D’Almeida advierte que ello no significa que desapareciera la brutalidad. “En
absoluto, porque formaba parte del trabajo. Era banal y reglamentaria desde
1934. Hacía falta castigar, y hasta encolerizarse para dominar a los
prisioneros vistos como un rebaño. La violencia era una herramienta”.
Uno de los
capítulos de Recursos inhumanos está dedicado al sexo. Resulta
sorprendente observar que los horrores del universo concentracionario no
cortaban la libido. “No, visiblemente los guardias que, no lo olvidemos, eran
jóvenes, tenían todas las pulsiones del deseo, pero con quienes fantaseaban era
con las auxiliares alemanas, las granjeras polacas (a las que podían violar
pero sin dejarlas embarazadas) o las prostitutas arias. Evitaban a las
detenidas porque los riesgos de castigo eran grandes”. En ese sentido, Portero
de noche, dice, “se desvía de la realidad con su idea de la víctima como
juguete.

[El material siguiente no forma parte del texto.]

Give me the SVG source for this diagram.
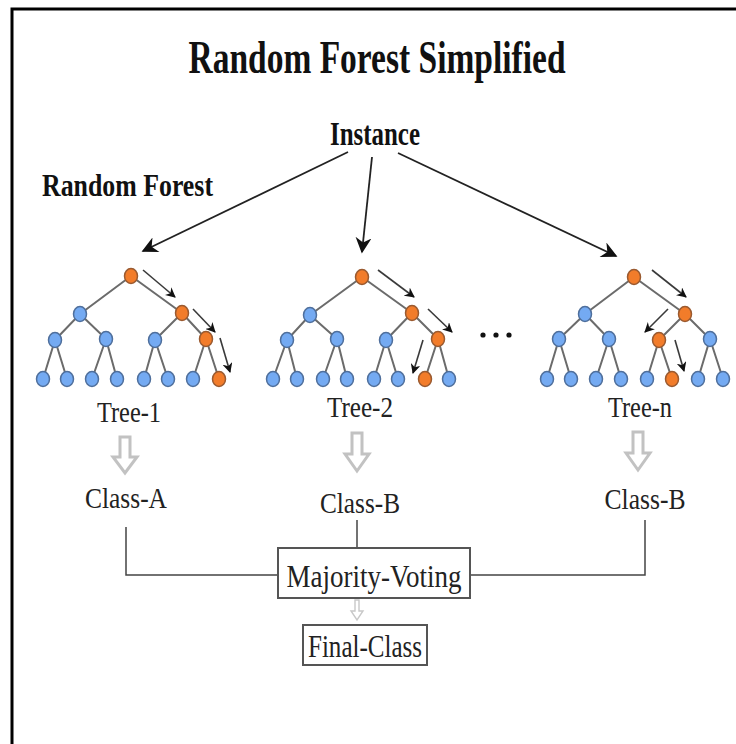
<svg xmlns="http://www.w3.org/2000/svg" width="736" height="744" viewBox="0 0 736 744">
  <defs>
    <marker id="head" viewBox="0 0 10 10" refX="9" refY="5" markerWidth="10" markerHeight="10" markerUnits="userSpaceOnUse" orient="auto">
      <path d="M0,0 L10,5 L0,10 L3,5 Z" fill="#111"/>
    </marker>
    <marker id="headBig" viewBox="0 0 10 10" refX="9" refY="5" markerWidth="18" markerHeight="16" markerUnits="userSpaceOnUse" orient="auto">
      <path d="M0,0 L10,5 L0,10 L3,5 Z" fill="#111"/>
    </marker>
    <style>
      .title { font-family: "Liberation Serif", "Times New Roman", serif; font-weight: bold; fill: #111; }
      .label { font-family: "Liberation Serif", "Times New Roman", serif; fill: #222; }
      .edge { stroke: #6b6b6b; stroke-width: 2; fill: none; }
      .blue { fill: #74aaf2; stroke: #4f6f9c; stroke-width: 1.5; }
      .orange { fill: #f27c2a; stroke: #9a5a30; stroke-width: 1.5; }
      .path-arrow { stroke: #3a3a3a; stroke-width: 1.6; fill: none; marker-end: url(#head); }
      .main-arrow { stroke: #222; stroke-width: 1.8; fill: none; marker-end: url(#headBig); }
      .hollow { fill: #fff; stroke: #c2c2c2; stroke-width: 3; stroke-linejoin: miter; }
      .hollow-small { fill: #fff; stroke: #c8c8c8; stroke-width: 1.4; }
      .wire { stroke: #444; stroke-width: 1.5; fill: none; }
      .box { fill: #fff; stroke: #555; stroke-width: 2; }
    </style>
  </defs>

  <rect width="736" height="744" fill="#fff"/>
  <!-- frame: only top and left edges fall inside the canvas -->
  <path d="M12,744 V9 H736" fill="none" stroke="#000" stroke-width="3"/>

  <text class="title" x="377" y="73" font-size="46" text-anchor="middle" textLength="377" lengthAdjust="spacingAndGlyphs">Random Forest Simplified</text>
  <text class="title" x="42" y="196" font-size="31" textLength="171" lengthAdjust="spacingAndGlyphs">Random Forest</text>

  <g id="instance">
    <text class="title" x="375" y="145" font-size="33" text-anchor="middle" textLength="90" lengthAdjust="spacingAndGlyphs">Instance</text>
  </g>

  <g id="connectors">
    <line class="main-arrow" x1="348" y1="152" x2="143" y2="251"/>
    <line class="main-arrow" x1="372" y1="157" x2="362" y2="252"/>
    <line class="main-arrow" x1="398" y1="153" x2="616" y2="256"/>

    <path class="hollow" d="M120,437 H130 V457 H137 L125,473 L113,457 H120 Z"/>
    <path class="hollow" d="M352,433 H362 V454 H369 L357,471 L345,454 H352 Z"/>
    <path class="hollow" d="M633,432 H643 V453 H650 L638,470 L626,453 H633 Z"/>

    <path class="wire" d="M126,527 V575 H278"/>
    <path class="wire" d="M357,520 V548"/>
    <path class="wire" d="M645,520 V575 H470"/>

    <path class="hollow-small" d="M355,600 H359 V611 H363 L357,620 L351,611 H355 Z"/>
  </g>

  <g id="tree-1">
    <path class="edge" d="M131,276 L80,314 M131,276 L182,313 M80,314 L55,340 M80,314 L106,339 M182,313 L155,340 M182,313 L206,339 M55,340 L43,379 M55,340 L67,379 M106,339 L92,379 M106,339 L117,379 M155,340 L144,379 M155,340 L168,379 M206,339 L193,379 M206,339 L219,379"/>
    <ellipse class="orange" cx="131" cy="276" rx="6.5" ry="7.5"/>
    <ellipse class="blue" cx="80" cy="314" rx="6.5" ry="7.5"/>
    <ellipse class="orange" cx="182" cy="313" rx="6.5" ry="7.5"/>
    <ellipse class="blue" cx="55" cy="340" rx="6.5" ry="7.5"/>
    <ellipse class="blue" cx="106" cy="339" rx="6.5" ry="7.5"/>
    <ellipse class="blue" cx="155" cy="340" rx="6.5" ry="7.5"/>
    <ellipse class="orange" cx="206" cy="339" rx="6.5" ry="7.5"/>
    <ellipse class="blue" cx="43" cy="379" rx="6.5" ry="7.5"/>
    <ellipse class="blue" cx="67" cy="379" rx="6.5" ry="7.5"/>
    <ellipse class="blue" cx="92" cy="379" rx="6.5" ry="7.5"/>
    <ellipse class="blue" cx="117" cy="379" rx="6.5" ry="7.5"/>
    <ellipse class="blue" cx="144" cy="379" rx="6.5" ry="7.5"/>
    <ellipse class="blue" cx="168" cy="379" rx="6.5" ry="7.5"/>
    <ellipse class="blue" cx="193" cy="379" rx="6.5" ry="7.5"/>
    <ellipse class="orange" cx="219" cy="379" rx="6.5" ry="7.5"/>
    <line class="path-arrow" x1="143" y1="270" x2="175" y2="297"/>
    <line class="path-arrow" x1="193" y1="309" x2="215" y2="332"/>
    <line class="path-arrow" x1="220" y1="338" x2="230" y2="372"/>
    <text class="label" x="129" y="422" font-size="30" text-anchor="middle" textLength="64" lengthAdjust="spacingAndGlyphs">Tree-1</text>
  </g>

  <g id="tree-2">
    <path class="edge" d="M362,277 L310,315 M362,277 L412,313 M310,315 L287,340 M310,315 L337,339 M412,313 L386,340 M412,313 L438,339 M287,340 L273,379 M287,340 L297,379 M337,339 L323,379 M337,339 L347,379 M386,340 L374,379 M386,340 L398,379 M438,339 L425,379 M438,339 L449,379"/>
    <ellipse class="orange" cx="362" cy="277" rx="6.5" ry="7.5"/>
    <ellipse class="blue" cx="310" cy="315" rx="6.5" ry="7.5"/>
    <ellipse class="orange" cx="412" cy="313" rx="6.5" ry="7.5"/>
    <ellipse class="blue" cx="287" cy="340" rx="6.5" ry="7.5"/>
    <ellipse class="blue" cx="337" cy="339" rx="6.5" ry="7.5"/>
    <ellipse class="blue" cx="386" cy="340" rx="6.5" ry="7.5"/>
    <ellipse class="orange" cx="438" cy="339" rx="6.5" ry="7.5"/>
    <ellipse class="blue" cx="273" cy="379" rx="6.5" ry="7.5"/>
    <ellipse class="blue" cx="297" cy="379" rx="6.5" ry="7.5"/>
    <ellipse class="blue" cx="323" cy="379" rx="6.5" ry="7.5"/>
    <ellipse class="blue" cx="347" cy="379" rx="6.5" ry="7.5"/>
    <ellipse class="blue" cx="374" cy="379" rx="6.5" ry="7.5"/>
    <ellipse class="blue" cx="398" cy="379" rx="6.5" ry="7.5"/>
    <ellipse class="orange" cx="425" cy="379" rx="6.5" ry="7.5"/>
    <ellipse class="blue" cx="449" cy="379" rx="6.5" ry="7.5"/>
    <line class="path-arrow" x1="378" y1="270" x2="414" y2="297"/>
    <line class="path-arrow" x1="428" y1="309" x2="452" y2="332"/>
    <line class="path-arrow" x1="423" y1="340" x2="413" y2="373"/>
    <text class="label" x="360" y="417" font-size="30" text-anchor="middle" textLength="66" lengthAdjust="spacingAndGlyphs">Tree-2</text>
  </g>

  <g id="ellipsis">
    <circle cx="483" cy="335" r="2.6" fill="#111"/>
    <circle cx="496" cy="335" r="2.6" fill="#111"/>
    <circle cx="509" cy="335" r="2.6" fill="#111"/>
  </g>

  <g id="tree-n">
    <path class="edge" d="M634,277 L585,314 M634,277 L685,314 M585,314 L559,339 M585,314 L609,339 M685,314 L659,340 M685,314 L710,339 M559,339 L547,379 M559,339 L571,379 M609,339 L596,379 M609,339 L621,379 M659,340 L647,379 M659,340 L672,379 M710,339 L698,379 M710,339 L723,379"/>
    <ellipse class="orange" cx="634" cy="277" rx="6.5" ry="7.5"/>
    <ellipse class="blue" cx="585" cy="314" rx="6.5" ry="7.5"/>
    <ellipse class="orange" cx="685" cy="314" rx="6.5" ry="7.5"/>
    <ellipse class="blue" cx="559" cy="339" rx="6.5" ry="7.5"/>
    <ellipse class="blue" cx="609" cy="339" rx="6.5" ry="7.5"/>
    <ellipse class="orange" cx="659" cy="340" rx="6.5" ry="7.5"/>
    <ellipse class="blue" cx="710" cy="339" rx="6.5" ry="7.5"/>
    <ellipse class="blue" cx="547" cy="379" rx="6.5" ry="7.5"/>
    <ellipse class="blue" cx="571" cy="379" rx="6.5" ry="7.5"/>
    <ellipse class="blue" cx="596" cy="379" rx="6.5" ry="7.5"/>
    <ellipse class="blue" cx="621" cy="379" rx="6.5" ry="7.5"/>
    <ellipse class="blue" cx="647" cy="379" rx="6.5" ry="7.5"/>
    <ellipse class="orange" cx="672" cy="379" rx="6.5" ry="7.5"/>
    <ellipse class="blue" cx="698" cy="379" rx="6.5" ry="7.5"/>
    <ellipse class="blue" cx="723" cy="379" rx="6.5" ry="7.5"/>
    <line class="path-arrow" x1="652" y1="270" x2="686" y2="297"/>
    <line class="path-arrow" x1="668" y1="309" x2="645" y2="332"/>
    <line class="path-arrow" x1="675" y1="340" x2="684" y2="371"/>
    <text class="label" x="640" y="417" font-size="30" text-anchor="middle" textLength="64" lengthAdjust="spacingAndGlyphs">Tree-n</text>
  </g>

  <g id="class-a">
    <text class="label" x="126" y="508" font-size="30" text-anchor="middle" textLength="82" lengthAdjust="spacingAndGlyphs">Class-A</text>
  </g>
  <g id="class-b-2">
    <text class="label" x="360" y="513" font-size="30" text-anchor="middle" textLength="80" lengthAdjust="spacingAndGlyphs">Class-B</text>
  </g>
  <g id="class-b-n">
    <text class="label" x="645" y="509" font-size="30" text-anchor="middle" textLength="81" lengthAdjust="spacingAndGlyphs">Class-B</text>
  </g>

  <g id="majority-voting">
    <rect class="box" x="278" y="548" width="192" height="50"/>
    <text class="label" x="374" y="587" font-size="32" text-anchor="middle" textLength="175" lengthAdjust="spacingAndGlyphs">Majority-Voting</text>
  </g>

  <g id="final-class">
    <rect class="box" x="303" y="625" width="124" height="40"/>
    <text class="label" x="365" y="657" font-size="32" text-anchor="middle" textLength="114" lengthAdjust="spacingAndGlyphs">Final-Class</text>
  </g>
</svg>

Aunque pudo pasar, esa no era la regla. Para los guardias los
prisioneros, además de que eran sucios e inferiores, estaban prohibidos”.
D’Almeida
apunta que la sexualidad no era tan libre como podría parecer y que el supuesto
frenesí sexual de guardianes y guardianas de las SS, tan caro a subproductos
literarios y cinematográficos, es en general un mito que derivaría de los
estereotipos construidos en la posguerra para realzar la monstruosidad de los
verdugos, como si ello fuera necesario. En todo caso y en contra de lo
declarado por comandantes como Höss y Stangl en los interrogatorios, parece que
a los SS las fases del exterminio en realidad no les quitaban las ganas.
Al
preguntarle al historiador si conoce distracciones tan extravagantes como la
del guardia de Auschwitz ornitólogo que se dedicó a observar aves y elaborar la
lista de especies del campo, responde: “Había coleccionistas. En Buchenwald
hubo incluso dos guardias que atrapaban animales salvajes para montar un zoo y
el director del campo hizo traer un oso a fin de completar la colección. Muchos
coleccionaban trozos de víctimas, cráneos, huesos”.
En comparación
con los guardias nazis, los guardias del gulag, dice D’Almeida, llevaban
una vida casi tan sórdida y miserable como los presos a los que vigilaban.